Elle a aussi estimé que les MGF de type II (excision) sont la forme la plus courante, touchant 48,9% des femmes et des filles âgées de 15 à 49 ans. Les types IV (entailles) et III sont également pratiqués dans le pays. « Nous avons lancé plusieurs appels au Mali au cours des 18 dernières années, l’exhortant à honorer ses obligations nationales, régionales et internationales de protection envers les femmes et les filles contre cette pratique néfaste. Cependant, ceci n’est toujours pas fait, et nous ne pouvons plus rester à ne rien faire, car des milliers de femmes et de filles au Mali continuent d’être soumises aux MGF », ajoute-t-elle.

Du même communiqué, il ressort qu’en juin 2020, le Comité pour l’élimination de la discrimination à l’égard des femmes (CEDEF) a signalé que l’échec du gouvernement malien à criminaliser les MGF mettait en danger la vie et le bien-être des femmes et des filles dans le pays. Aussi, le rapport de la CEDEF a révélé que le Mali avait le taux de prévalence des MGF le plus élevé parmi les filles âgées de 0 à 14 ans en Afrique de l’Ouest. Le rapport note également que des filles des pays voisins ayant interdit et criminalisé la pratique, sont emmenées au Mali où elles subissent l’excision. Cela, pour éviter des poursuites dans leur pays respectifs. Le Comité a donc exhorté le Mali à prendre des mesures supplémentaires pour collaborer avec d’autres pays de la sous-région pour éliminer les MGF transfrontalières.

Ainsi selon lesdites organisations de défense des droits des femmes, le Mali n’a pas criminalisé les MGF bien qu’il ait ratifié la CEDEF et le Protocole à la Charte africaine des droits de l’Homme et des peuples relatif aux droits des femmes en Afrique (Le Protocole de Maputo).

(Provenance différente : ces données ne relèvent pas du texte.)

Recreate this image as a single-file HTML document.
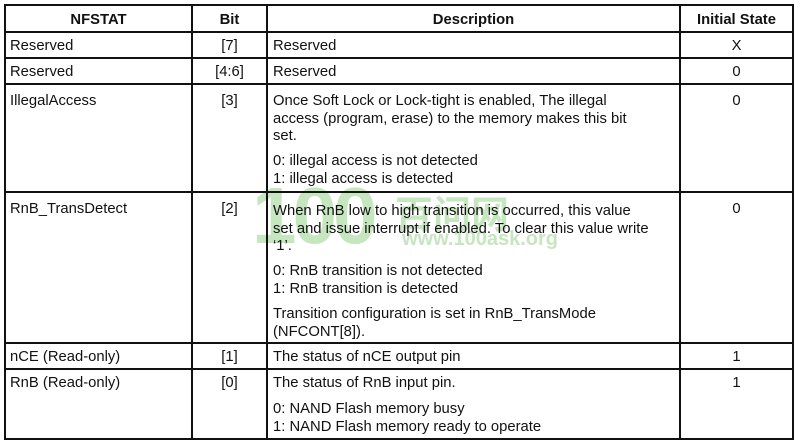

Toujours du rapport de la CEDEF, il ressort qu’en 2002, les chefs religieux ont bloqué l’adoption d’un projet de loi qui aurait conduit à l’interdiction des MGF au Mali. « Depuis lors, il n’y a eu aucune autre tentative de la part des pouvoirs publics de criminaliser les MGF, l’État objectant qu’une loi anti-MGF rendrait la pratique secrète », précise le rapport.

Le Directeur exécutive d’IHRDA, Gaye Sow, a expliqué que l’affaire avait le potentiel d’établir un nouveau jalon dans la jurisprudence des droits des femmes et des filles en Afrique. «Cette affaire inciterait non seulement la Cour de la CEDEAO à rendre une décision contraignante sur la situation des MGF au Mali, mais établirait également un précédent juridique et une norme applicables non seulement au Mali et en Afrique de l’Ouest, mais aussi dans toute l’Afrique dans son ensemble », a-t-il expliqué.

Du côté de l’Association pour le Progrès et la Défense des Droits des Femmes au Mali (APDF), c’est l’attente de la réaction de la Cour de Justice de la CEDEAO. Interrogée sur la question, la présidente de l’APDF, Mme Diawara Bintou Coulibaly, confirme la procédure engagée contre le Mali avant d’inviter les médias à les accompagner.